Google recently announced HTTPS Strict-Transport Security (HSTS) preload list as a measure to improve web browser security.
With this, Google plans to enforce HTTPS for all sites lying within its own TLDs (top-level domains) like .google, .soy and .how.
Google has always tried to ensure security of the web. It is not the first time that it has introduced a measure to secure sites. Earlier in 2010, it announced HTTPS as default for Gmail and then again, in 2014, made HTTPS a standard to boost a website’s rank in Google search and to encourage HTTPS usage. Recently in 2016, it also become the gold sponsor for Let’s Encrypt SSL certificates.
Now, as the wider next step to boost HTTPS adoption, Google has switched to HTTPS strict transport security for many of its TLDs.

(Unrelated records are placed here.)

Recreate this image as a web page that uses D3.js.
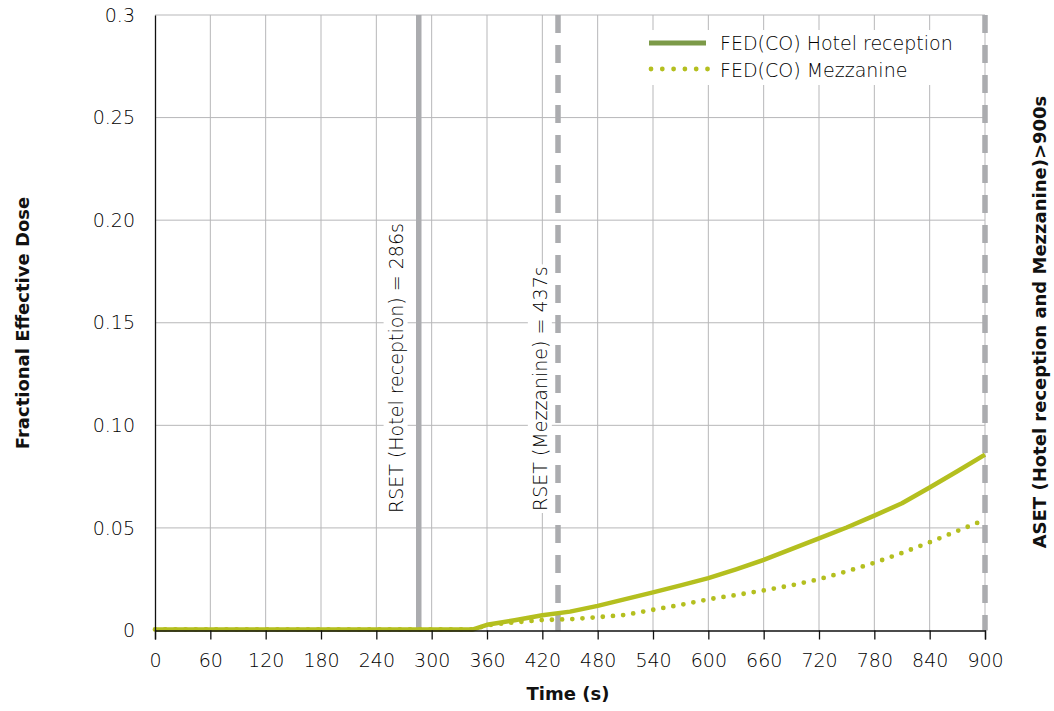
<!DOCTYPE html>
<html>
<head>
<meta charset="utf-8">
<script src="https://cdn.jsdelivr.net/npm/d3@7"></script>
<style>
  html, body { margin: 0; padding: 0; background: #fff; }
  svg { display: block; }
  text { font-family: "DejaVu Sans", "Open Sans", sans-serif; fill: #000; }
  .light { font-weight: 200; }
  .bold { font-family: "DejaVu Sans", sans-serif; font-weight: 700; fill: #111; }
</style>
</head>
<body>
<script>
// Simulation output times (s)
const times = [0, 30, 60, 90, 120, 150, 180, 210, 240, 270, 300, 330, 345,
  360, 390, 420, 450, 480, 510, 540, 570, 600, 630, 660, 690, 720, 750, 780, 810, 840, 870, 900];

// FED(CO) at the hotel reception
const fedHotel = [0.0005, 0.0005, 0.0005, 0.0005, 0.0005, 0.0005, 0.0005, 0.0005, 0.0005, 0.0005, 0.0005, 0.0005, 0.0005,
  0.0028, 0.0050, 0.0074, 0.0092, 0.0120, 0.0153, 0.0186, 0.0220, 0.0255, 0.0298, 0.0344, 0.0397, 0.0449, 0.0502, 0.0560, 0.0620, 0.0697, 0.0776, 0.0857];

// FED(CO) on the mezzanine
const fedMezz = [0.0005, 0.0005, 0.0005, 0.0005, 0.0005, 0.0005, 0.0005, 0.0005, 0.0005, 0.0005, 0.0005, 0.0005, 0.0005,
  0.0026, 0.0040, 0.0051, 0.0055, 0.0065, 0.0076, 0.0101, 0.0125, 0.0152, 0.0173, 0.0195, 0.0220, 0.0250, 0.0288, 0.0330, 0.0378, 0.0430, 0.0485, 0.0540];

const seriesNames = ["FED(CO) Hotel reception", "FED(CO) Mezzanine"];

// Axis ticks
const xTicks = [0, 60, 120, 180, 240, 300, 360, 420, 480, 540, 600, 660, 720, 780, 840, 900];
const yTicks = [0, 0.05, 0.10, 0.15, 0.20, 0.25, 0.3];
const yTickLabels = ["0", "0.05", "0.10", "0.15", "0.20", "0.25", "0.3"];

// Evacuation markers (s)
const rsetHotel = 286;
const rsetMezz = 437;
const asetTime = 900;

const W = 1054, H = 711;
const plot = { left: 155, right: 985, top: 15, bottom: 630.5 };

const svg = d3.select("body").append("svg").attr("width", W).attr("height", H);

const x = d3.scaleLinear().domain([0, 900]).range([plot.left, plot.right]);
const y = d3.scaleLinear().domain([0, 0.3]).range([plot.bottom, plot.top]);

const gridColor = "#b7b7b9";
const markerColor = "#abacaf";
const lineColor = "#b4bf1f";
const legendSolid = "#7c9a48";
const fontSize = 19;

// Gridlines
const grid = svg.append("g");
grid.selectAll("line.v").data(xTicks.slice(1)).join("line")
  .attr("x1", d => x(d)).attr("x2", d => x(d))
  .attr("y1", plot.top).attr("y2", plot.bottom)
  .attr("stroke", gridColor).attr("stroke-width", 1);
grid.selectAll("line.h").data(yTicks.slice(1)).join("line")
  .attr("x1", plot.left).attr("x2", plot.right)
  .attr("y1", d => y(d)).attr("y2", d => y(d))
  .attr("stroke", gridColor).attr("stroke-width", 1);

// Vertical RSET / ASET markers
svg.append("line")
  .attr("x1", x(rsetHotel)).attr("x2", x(rsetHotel))
  .attr("y1", plot.top).attr("y2", plot.bottom)
  .attr("stroke", markerColor).attr("stroke-width", 5.5);
[rsetMezz, asetTime].forEach(t => {
  svg.append("line")
    .attr("x1", x(t)).attr("x2", x(t))
    .attr("y1", plot.top).attr("y2", plot.bottom)
    .attr("stroke", markerColor).attr("stroke-width", 5.5)
    .attr("stroke-dasharray", "18,12");
});

// Marker labels on white boxes
function markerLabel(cx, yStart, label) {
  const g = svg.append("g").attr("transform", `translate(${cx},${yStart}) rotate(-90)`);
  const t = g.append("text").attr("class", "light")
    .attr("x", 0).attr("y", 0).attr("dy", "0.36em")
    .attr("font-size", fontSize).text(label);
  const bb = t.node().getBBox();
  g.insert("rect", "text")
    .attr("x", bb.x - 2).attr("y", bb.y - 1)
    .attr("width", bb.width + 4).attr("height", bb.height + 2)
    .attr("fill", "#fff");
}
markerLabel(x(rsetHotel) - 23, 513, `RSET (Hotel reception) = ${rsetHotel}s`);
markerLabel(x(rsetMezz) - 18, 511, `RSET (Mezzanine) = ${rsetMezz}s`);

// Data lines
const rows = times.map((t, i) => ({ t, hotel: fedHotel[i], mezz: fedMezz[i] }));
const lineHotel = d3.line().x(d => x(d.t)).y(d => y(d.hotel));
const lineMezz = d3.line().x(d => x(d.t)).y(d => y(d.mezz));

svg.append("path").datum(rows).attr("d", lineHotel)
  .attr("fill", "none").attr("stroke", lineColor).attr("stroke-width", 4.5)
  .attr("stroke-linejoin", "round");
svg.append("path").datum(rows).attr("d", lineMezz)
  .attr("fill", "none").attr("stroke", lineColor).attr("stroke-width", 4.8)
  .attr("stroke-linecap", "round").attr("stroke-dasharray", "0,10.2");

// Axes
const xAxis = d3.axisBottom(x).tickValues(xTicks).tickSize(9).tickPadding(14).tickFormat(d3.format("d"));
const gx = svg.append("g").attr("transform", `translate(0,${plot.bottom})`).call(xAxis);
gx.select(".domain").attr("stroke", "#111").attr("stroke-width", 1.3);
gx.selectAll(".tick line").attr("stroke", "#111").attr("stroke-width", 1.3);
gx.selectAll(".tick text").attr("class", "light").attr("font-size", fontSize).attr("fill", "#000")
  .attr("font-family", null);

const yAxis = d3.axisLeft(y).tickValues(yTicks).tickSize(0).tickPadding(20)
  .tickFormat((d, i) => yTickLabels[i]);
const gy = svg.append("g").attr("transform", `translate(${plot.left},0)`).call(yAxis);
gy.select(".domain").attr("stroke", "#111").attr("stroke-width", 1.3);
gy.selectAll(".tick text").attr("class", "light").attr("font-size", fontSize).attr("fill", "#000")
  .attr("font-family", null);

// Axis titles
svg.append("text").attr("class", "bold")
  .attr("x", 568).attr("y", 700).attr("text-anchor", "middle")
  .attr("font-size", 18).text("Time (s)");
svg.append("text").attr("class", "bold")
  .attr("transform", "translate(29,323) rotate(-90)")
  .attr("text-anchor", "middle").attr("font-size", 18).text("Fractional Effective Dose");
svg.append("text").attr("class", "bold")
  .attr("transform", "translate(1046,322) rotate(-90)")
  .attr("text-anchor", "middle").attr("font-size", 18)
  .text("ASET (Hotel reception and Mezzanine)>900s");

// Legend
const legend = svg.append("g");
legend.append("rect").attr("x", 640).attr("y", 30).attr("width", 325).attr("height", 55).attr("fill", "#fff");
legend.append("line").attr("x1", 649).attr("x2", 706).attr("y1", 43).attr("y2", 43)
  .attr("stroke", legendSolid).attr("stroke-width", 5);
legend.append("line").attr("x1", 651).attr("x2", 708).attr("y1", 69).attr("y2", 69)
  .attr("stroke", lineColor).attr("stroke-width", 4.8)
  .attr("stroke-linecap", "round").attr("stroke-dasharray", "0,11.3");
legend.append("text").attr("class", "light").attr("x", 720).attr("y", 50)
  .attr("font-size", fontSize).text(seriesNames[0]);
legend.append("text").attr("class", "light").attr("x", 720).attr("y", 76.5)
  .attr("font-size", fontSize).text(seriesNames[1]);
</script>
</body>
</html>
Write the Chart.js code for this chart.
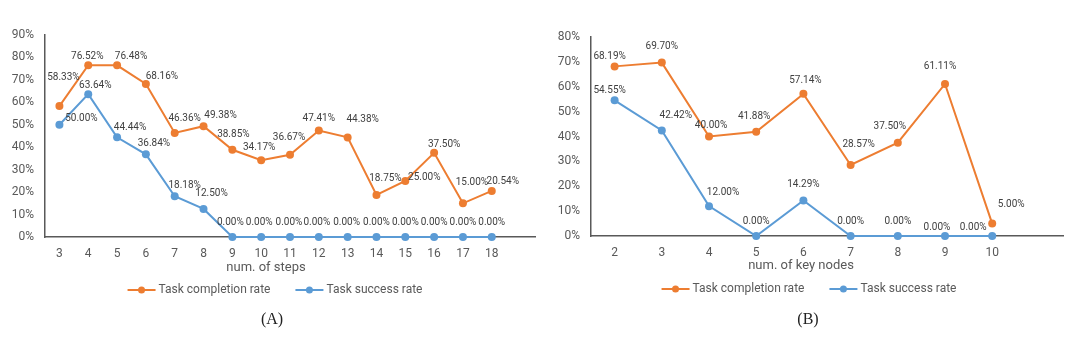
<!DOCTYPE html>
<html>
<head>
<meta charset="utf-8">
<script src="https://cdn.jsdelivr.net/npm/chart.js@4.4.0/dist/chart.umd.min.js"></script>
<style>
  body { margin: 0; background: #fff; width: 1080px; height: 351px; position: relative; overflow: hidden; }
  .box { position: absolute; top: 0; width: 540px; height: 351px; }
  .cap { position: absolute; top: 310px; width: 60px; text-align: center; font: 16px "Liberation Serif", serif; color: #222; }
</style>
</head>
<body>
<div class="box" style="left:0"><canvas id="chartA" width="540" height="351"></canvas></div>
<div class="box" style="left:540px"><canvas id="chartB" width="540" height="351"></canvas></div>
<div class="cap" style="left:242px">(A)</div>
<div class="cap" style="left:778px">(B)</div>
<script>
// (A) by number of steps
const steps = [3, 4, 5, 6, 7, 8, 9, 10, 11, 12, 13, 14, 15, 16, 17, 18]
const stepsCompletion = [58.33, 76.52, 76.48, 68.16, 46.36, 49.38, 38.85, 34.17, 36.67, 47.41, 44.38, 18.75, 25.00, 37.50, 15.00, 20.54]
const stepsSuccess = [50.00, 63.64, 44.44, 36.84, 18.18, 12.50, 0, 0, 0, 0, 0, 0, 0, 0, 0, 0]

// (B) by number of key nodes
const keyNodes = [2, 3, 4, 5, 6, 7, 8, 9, 10]
const nodesCompletion = [68.19, 69.70, 40.00, 41.88, 57.14, 28.57, 37.50, 61.11, 5.00]
const nodesSuccess = [54.55, 42.42, 12.00, 0, 14.29, 0, 0, 0, 0]

const seriesNames = ['Task completion rate', 'Task success rate']
const colors = ['#ED7D31', '#5B9BD5']

// where Excel put each data label, relative to its point (px)
const offsetsA = [
  [[4,-29],[-1,-9],[14,-9],[16,-8],[10,-14],[17,-11],[1,-15],[-2,-13],[-1,-17],[0,-12],[15,-18],[9,-16],[19,-3],[10,-8],[9,-21],[11,-9]],
  [[22,-6],[7,-9],[13,-10],[8,-11],[10,-11],[8,-15],[-2,-15],[-2,-15],[-1,-15],[-2,-15],[-1,-15],[0,-15],[0,-15],[0,-15],[0,-15],[0,-15]]
]
const offsetsB = [
  [[-5,-10],[0,-16],[2,-11],[-2,-15],[2,-13],[8,-20],[-8,-16],[-5,-17],[19,-19]],
  [[-5,-10],[14,-15],[14,-14],[0,-15],[0,-16],[0,-15],[0,-15],[-8,-9],[-19,-9]]
]

const FONT = 'Roboto, "Open Sans", sans-serif'

const decorations = {
  id: 'decorations',
  afterDatasetsDraw(chart, args, o) {
    const ctx = chart.ctx
    ctx.save()
    ctx.font = '10px ' + FONT
    ctx.fillStyle = '#404040'
    ctx.textAlign = 'center'
    ctx.textBaseline = 'middle'
    chart.data.datasets.forEach((ds, di) => {
      chart.getDatasetMeta(di).data.forEach((pt, i) => {
        const off = o.offsets[di][i]
        ctx.fillText(ds.data[i].y.toFixed(2) + '%', pt.x + off[0], pt.y + off[1])
      })
    })

    // axis title
    ctx.font = '13px ' + FONT
    ctx.fillStyle = '#595959'
    ctx.fillText(o.title, o.titleX, o.titleY)

    // legend
    ctx.font = '12px ' + FONT
    ctx.textAlign = 'left'
    const lineLen = 28, gap = 3, itemGap = 25
    const widths = seriesNames.map(n => lineLen + gap + ctx.measureText(n).width)
    let x = o.legendX - (widths[0] + widths[1] + itemGap) / 2
    seriesNames.forEach((n, i) => {
      ctx.strokeStyle = colors[i]
      ctx.fillStyle = colors[i]
      ctx.lineWidth = 2
      ctx.beginPath()
      ctx.moveTo(x, o.legendY)
      ctx.lineTo(x + lineLen, o.legendY)
      ctx.stroke()
      ctx.beginPath()
      ctx.arc(x + lineLen / 2, o.legendY, 3.5, 0, Math.PI * 2)
      ctx.fill()
      ctx.fillStyle = '#595959'
      ctx.fillText(n, x + lineLen + gap, o.legendY)
      x += widths[i] + itemGap
    })
    ctx.restore()
  }
}

function makeChart(id, cats, completion, success, opt) {
  const ds = [completion, success].map((vals, i) => ({
    label: seriesNames[i],
    data: vals.map((v, j) => ({ x: cats[j], y: v })),
    borderColor: colors[i],
    backgroundColor: colors[i],
    borderWidth: 2,
    pointRadius: 4,
    pointBorderWidth: 0,
    clip: false
  }))
  return new Chart(document.getElementById(id), {
    type: 'line',
    data: { datasets: ds },
    options: {
      responsive: false,
      animation: false,
      layout: { padding: { top: opt.top, right: opt.right, bottom: opt.bottom, left: 0 } },
      plugins: {
        legend: { display: false },
        tooltip: { enabled: false },
        decorations: opt.deco
      },
      scales: {
        x: {
          type: 'linear',
          min: cats[0] - 0.5,
          max: cats[cats.length - 1] + 1.5,
          afterBuildTicks: s => { s.ticks = cats.map(v => ({ value: v })) },
          afterFit: s => { s.height = 40 },
          grid: { display: false, drawTicks: false },
          border: { display: true, color: '#595959', width: 1.5 },
          ticks: { padding: 10, color: '#595959', font: { family: FONT, size: 12 }, maxRotation: 0, autoSkip: false, callback: v => String(v) }
        },
        y: {
          min: 0,
          max: opt.yMax,
          afterFit: s => { s.width = opt.yWidth },
          grid: { display: false, drawTicks: false },
          border: { display: true, color: '#595959', width: 1.5 },
          ticks: { stepSize: 10, padding: 11, color: '#595959', font: { family: FONT, size: 12 }, callback: v => v + '%' }
        }
      }
    },
    plugins: [decorations]
  })
}

makeChart('chartA', steps, stepsCompletion, stepsSuccess, {
  yMax: 90, yWidth: 45, top: 35, right: 5, bottom: 74,
  deco: { offsets: offsetsA, title: 'num. of steps', titleX: 266, titleY: 268, legendX: 275, legendY: 290 }
})

makeChart('chartB', keyNodes, nodesCompletion, nodesSuccess, {
  yMax: 80, yWidth: 51, top: 37, right: 17, bottom: 75,
  deco: { offsets: offsetsB, title: 'num. of key nodes', titleX: 261, titleY: 266, legendX: 269, legendY: 289 }
})
</script>
</body>
</html>
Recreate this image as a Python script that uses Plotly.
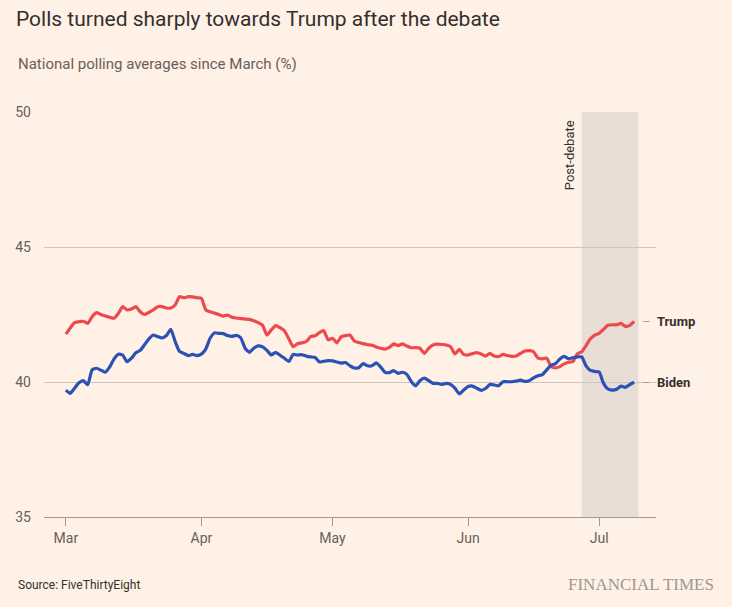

Per the HSTS policy, browsers will automatically use HTTPS encrypted connection to sites that support HTTPS. This means, even if the user hits http://gmail.com on the address bar, the browser will switch to HTTPS.
This policy will protect sites from attacks like POODLE that weaken and aim to strip out encryption.
The HSTS list will support all major browsers (Chrome, Internet Explorer, Safari, and Opera). It will include a list of hostnames for which the selected browsers will automatically enforce encrypted HTTPS connection.
The preload list can contain individual, sub-domains and even TLDs that are added through the HSTS website. Google currently operates 45 TLDs.
The provision to add TLDs as a whole under the HSTS list will ensure that all domains under them are secured by default. So, the registrants simply need to choose a secure TLD for their website and configure an SSL certificate. They do not need to worry about adding individual domains or sub-domains to the preload list of HSTS.
Google plans to make these secure TLDs available for registration soon.